# Goin to state fair and dont know how to shave.



## emilieanne (Oct 15, 2012)

Hey guys! I'm going to the Florida state fair with my dairy goat and I'm just not so sure on how I should shave her. 
She is a nigerian dwarf so kind of small, and obviously will be in the dairy class. How short or whatever should I shave her? 
ALSO, she will not have a bag anymore, will that effect me bad or no? 
The shows are February 7th through the 10th.


----------



## caprine crazy (Jun 12, 2012)

Most people do a full body clip and use a #10 blade for the body, a 40 or 50 for udder, and 5 for face and legs, i think.


----------



## emilieanne (Oct 15, 2012)

caprine crazy said:


> Most people do a full body clip and use a #10 blade for the body, a 40 or 50 for udder, and 5 for face and legs, i think.

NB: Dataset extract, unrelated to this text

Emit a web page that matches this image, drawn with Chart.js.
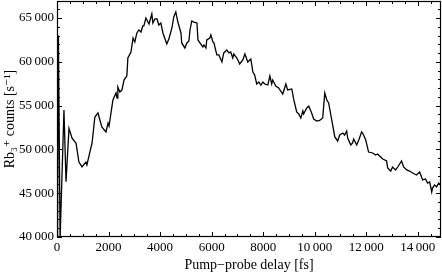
<!DOCTYPE html>
<html>
<head>
<meta charset="utf-8">
<script src="https://cdn.jsdelivr.net/npm/chart.js@4"></script>
<style>
  html, body { margin: 0; padding: 0; background: #fff; }
  #wrap { width: 442px; height: 274px; }
</style>
</head>
<body>
<div id="wrap"><canvas id="grafico" width="442" height="274"></canvas></div>
<script>
// ===========================
// Data
// ===========================
const delays = [
    20, 55, 120, 270, 350, 465, 580, 740, 850, 970, 1120, 1160, 1360, 1470,
    1590, 1740, 1900, 1980, 2020, 2170, 2290, 2330, 2360, 2440, 2520, 2600, 2710, 2750,
    2870, 2950, 3020, 3100, 3180, 3260, 3330, 3370, 3450, 3490, 3570, 3680, 3720, 3800,
    3880, 3950, 4030, 4110, 4150, 4260, 4340, 4460, 4530, 4610, 4690, 4810, 4840, 4960,
    5040, 5120, 5160, 5230, 5310, 5430, 5470, 5580, 5660, 5700, 5780, 5810, 5930, 5970,
    6050, 6090, 6200, 6280, 6400, 6470, 6590, 6670, 6740, 6820, 6860, 6980, 7090, 7210,
    7290, 7360, 7400, 7520, 7600, 7670, 7750, 7830, 7910, 7990, 8060, 8180, 8260, 8330,
    8370, 8490, 8600, 8760, 8880, 8950, 9110, 9190, 9300, 9380, 9460, 9540, 9570, 9690,
    9770, 9880, 9960, 10080, 10190, 10310, 10390, 10470, 10540, 10660, 10780, 10890, 10970,
    11090, 11160, 11240, 11280, 11400, 11470, 11510, 11630, 11710, 11820, 11860, 11980,
    12090, 12250, 12360, 12440, 12560, 12640, 12790, 12830, 12950, 13020, 13140, 13220,
    13370, 13450, 13570, 13680, 13800, 13950, 14070, 14190, 14300, 14380, 14460, 14540,
    14570, 14650, 14730, 14810, 14880
];

const counts = [
    39800, 63000, 39800, 54500, 46300, 52400, 51300, 50700, 48560, 48000, 48560, 48220, 50730, 53700,
    54160, 52560, 51990, 53010, 52670, 55640, 56440, 55870, 57120, 56550, 56780, 57920, 58380, 60430,
    61120, 62720, 62260, 63290, 63630, 63400, 64090, 64090, 65000, 64770, 64320, 65460, 64430, 64890,
    64890, 64200, 64430, 63290, 62950, 62030, 62600, 63860, 65120, 65690, 64540, 63290, 62150, 61580,
    62150, 62380, 63630, 64660, 64540, 64430, 62490, 62030, 61690, 61920, 61580, 62490, 62720, 63060,
    62260, 62150, 60780, 60780, 59980, 61010, 61350, 61010, 61120, 60430, 60890, 60430, 59750, 60210,
    60890, 60320, 59980, 60320, 58840, 58490, 57470, 57700, 57350, 57700, 57470, 57350, 58380, 57470,
    57920, 57240, 57010, 56320, 57470, 56780, 56900, 55640, 54270, 54040, 53590, 54380, 54040, 54730,
    54950, 54160, 53470, 53240, 53300, 53590, 56440, 55640, 55300, 53360, 51420, 50960, 51640,
    51870, 51640, 52100, 51300, 50500, 50730, 51190, 50500, 51070, 51990, 51870, 51070,
    49700, 49590, 49360, 49480, 49130, 48900, 48680, 47880, 47530, 47990, 47650, 47990,
    48680, 47990, 47650, 47530, 47310, 47080, 47420, 46510, 46620, 46160, 46280, 45140,
    45590, 45940, 45710, 46160, 45940
];

// Ticks
const xTickValues = [0, 2000, 4000, 6000, 8000, 10000, 12000, 14000];
const xTickLabels = ["0", "2000", "4000", "6000", "8000", "10\u2009000", "12\u2009000", "14\u2009000"];
const yTickValues = [40000, 45000, 50000, 55000, 60000, 65000];
const yTickLabels = ["40\u2009000", "45\u2009000", "50\u2009000", "55\u2009000", "60\u2009000", "65\u2009000"];

const FONTE = '"Liberation Serif", "DejaVu Serif", serif';

// ===========================
// Frame with inward ticks on all four sides
// ===========================
const molduraTicks = {
    id: 'molduraTicks',
    afterDatasetsDraw(chart) {
        const { ctx, chartArea: a, scales: { x, y } } = chart;
        ctx.save();
        ctx.strokeStyle = '#000';
        ctx.lineWidth = 1.2;
        ctx.strokeRect(a.left + 0.5, a.top + 0.5, a.right - a.left - 1, a.bottom - a.top - 1);

        ctx.lineWidth = 1;
        ctx.beginPath();
        // x ticks: major 2000, minor 500
        for (let v = x.min; v <= x.max; v += 500) {
            const px = Math.round(x.getPixelForValue(v)) + 0.5;
            const len = (v % 2000 === 0) ? 5 : 3;
            ctx.moveTo(px, a.bottom); ctx.lineTo(px, a.bottom - len);
            ctx.moveTo(px, a.top); ctx.lineTo(px, a.top + len);
        }
        // y ticks: major 5000, minor 1000
        for (let v = 40000; v <= y.max; v += 1000) {
            const py = Math.round(y.getPixelForValue(v)) + 0.5;
            const len = (v % 5000 === 0) ? 5 : 3;
            ctx.moveTo(a.left, py); ctx.lineTo(a.left + len, py);
            ctx.moveTo(a.right, py); ctx.lineTo(a.right - len, py);
        }
        ctx.stroke();
        ctx.restore();
    }
};

// ===========================
// Chart
// ===========================
const ctx = document.getElementById('grafico').getContext('2d');

new Chart(ctx, {
    type: 'line',
    data: {
        datasets: [{
            data: delays.map((d, i) => ({ x: d, y: counts[i] })),
            borderColor: '#000',
            borderWidth: 1.3,
            pointRadius: 0,
            tension: 0,
            fill: false,
            clip: 0
        }]
    },
    options: {
        responsive: false,
        animation: false,
        layout: { padding: { top: 1, right: 1, left: 0, bottom: 0 } },
        plugins: {
            legend: { display: false },
            tooltip: { enabled: false }
        },
        scales: {
            x: {
                type: 'linear',
                min: 0,
                max: 14900,
                afterBuildTicks: s => { s.ticks = xTickValues.map(v => ({ value: v })); },
                afterFit: s => {
                    s.height = 37;
                    s.paddingLeft = 0;
                    s.paddingRight = 0;
                },
                grid: { display: false, drawTicks: false },
                border: { display: false },
                ticks: {
                    padding: 3,
                    color: '#000',
                    font: { family: FONTE, size: 13 },
                    maxRotation: 0,
                    autoSkip: false,
                    callback: v => xTickLabels[xTickValues.indexOf(v)]
                },
                title: {
                    display: true,
                    text: 'Pump\u2212probe delay [fs]',
                    color: '#000',
                    font: { family: FONTE, size: 14 },
                    padding: { top: 0, bottom: 0 }
                }
            },
            y: {
                min: 40000,
                max: 66940,
                afterBuildTicks: s => { s.ticks = yTickValues.map(v => ({ value: v })); },
                afterFit: s => {
                    s.width = 57;
                    s.paddingTop = 0;
                    s.paddingBottom = 0;
                },
                grid: { display: false, drawTicks: false },
                border: { display: false },
                ticks: {
                    padding: 3,
                    color: '#000',
                    font: { family: FONTE, size: 13 },
                    autoSkip: false,
                    callback: v => yTickLabels[yTickValues.indexOf(v)]
                },
                title: {
                    display: true,
                    text: 'Rb\u2083\u207A counts [s\u207B\u00B9]',
                    color: '#000',
                    font: { family: FONTE, size: 14 },
                    padding: { top: 2, bottom: 0 }
                }
            }
        }
    },
    plugins: [molduraTicks]
});
</script>
</body>
</html>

Lol well, I use like normal people clippers...:0


----------



## emilieanne (Oct 15, 2012)

Does anybody use normal human clippers like I do..?


----------



## Dani-1995 (Mar 11, 2011)

If you google it you can find the blade size to length chart. I use andis ultraedge two speed clippers. On the wehters I shave the human clippers got way too hot befire I was half way done.


----------



## emilieanne (Oct 15, 2012)

Dani-1995 said:


> If you google it you can find the blade size to length chart. I use andis ultraedge two speed clippers. On the wehters I shave the human clippers got way too hot befire I was half way done.


Ok. Cool!
I don't want to shave her too short because she's not a 'tall' nigerian dwarf.


----------